Tax and Policy Resources You Should Review

For planning depth, review official housing and borrowing guidance from government resources. Start with the Consumer Financial Protection Bureau’s homeownership materials, HUD’s home buying guidance, and FHFA limit data:

Common Mistakes This Calculator Helps You Avoid

  1. Forgetting buyer closing costs: Some buyers use all sale equity as down payment and get surprised by lender/title cash-to-close requirements.
  2. Ignoring tax/insurance differences: A similar-price home in a different county can carry much higher monthly escrow.
  3. Assuming no PMI automatically: If net proceeds are lower than expected, your down payment percentage can slip below 20%.
  4. Relying on one scenario: Always run low, base, and high sale-price cases before setting your budget ceiling.
  5. Not preserving reserves: Post-close liquidity is part of financial stability, not optional comfort spending.

Best-Practice Workflow Before You Make an Offer

  1. Run three sale-price scenarios: conservative, likely, and optimistic.
  2. Model at least two interest rates and two loan terms.
  3. Confirm local tax and insurance estimates for target neighborhoods.
  4. Decide your minimum reserve goal after closing.
  5. Stress-test affordability with a higher HOA or utility assumption.
  6. Share your calculator outputs with your lender and agent for reality checks.

Final Takeaway

A mortgage calculator with home sale is not just a convenience tool.

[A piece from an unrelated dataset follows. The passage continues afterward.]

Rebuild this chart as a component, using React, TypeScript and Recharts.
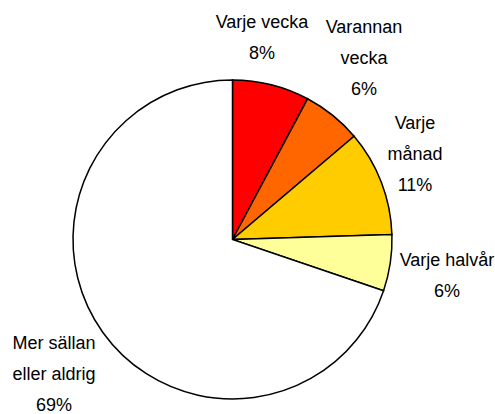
import React from "react";
import { PieChart, Pie, Cell } from "recharts";

const categories = ["Varje vecka", "Varannan vecka", "Varje månad", "Varje halvår", "Mer sällan eller aldrig"];
const shares = [7.8, 6.0, 10.7, 5.7, 69.8];
const percentLabels = ["8%", "6%", "11%", "6%", "69%"];
const labelLines = [
  ["Varje vecka"],
  ["Varannan", "vecka"],
  ["Varje", "månad"],
  ["Varje halvår"],
  ["Mer sällan", "eller aldrig"],
];
const colors = ["#FF0000", "#FF6600", "#FFCC00", "#FFFF99", "#FFFFFF"];

const data = categories.map((name, i) => ({ name, value: shares[i] }));

// label block offsets relative to pie centre (x centre, first line y)
const labelOffsets = [
  [29.5, -217.5],
  [131.5, -212.5],
  [182.5, -116.8],
  [214.5, 20.5],
  [-178.5, 103.5],
];
const lineStep = 31;

const renderLabel = (props: any) => {
  const { cx, cy, index } = props;
  const [ox, oy] = labelOffsets[index];
  const lines = [...labelLines[index], percentLabels[index]];
  return (
    <text
      x={cx + ox}
      y={cy + oy}
      textAnchor="middle"
      fill="#000"
      fontFamily="'Liberation Sans', Arial, sans-serif"
      fontSize={18}
    >
      {lines.map((l, k) => (
        <tspan key={k} x={cx + ox} y={cy + oy + k * lineStep} dominantBaseline="central">
          {l}
        </tspan>
      ))}
    </text>
  );
};

export default function App() {
  return (
    <div style={{ position: "absolute", left: 0, top: 0, width: 495, height: 414, background: "#fff" }}>
      <PieChart width={495} height={414} margin={{ top: 0, right: 0, bottom: 0, left: 0 }}>
        <Pie
          data={data}
          dataKey="value"
          nameKey="name"
          cx={232.5}
          cy={239.5}
          outerRadius={159.5}
          startAngle={90}
          endAngle={-270}
          stroke="#000"
          strokeWidth={1.5}
          label={renderLabel}
          labelLine={false}
          isAnimationActive={false}
        >
          {data.map((d, i) => (
            <Cell key={d.name} fill={colors[i]} />
          ))}
        </Pie>
      </PieChart>
    </div>
  );
}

It is a strategic planning engine for one of the largest financial transitions most households make. By integrating sale proceeds, payoff obligations, buying costs, financing terms, and monthly housing components, you get a much clearer answer to the only question that matters: what can you comfortably afford after everything closes.

Use this page repeatedly as your numbers evolve. Update it when your listing strategy changes, when new rate quotes arrive, and when you narrow your target neighborhoods. Better decisions come from clearer math, and clear math starts with a complete model.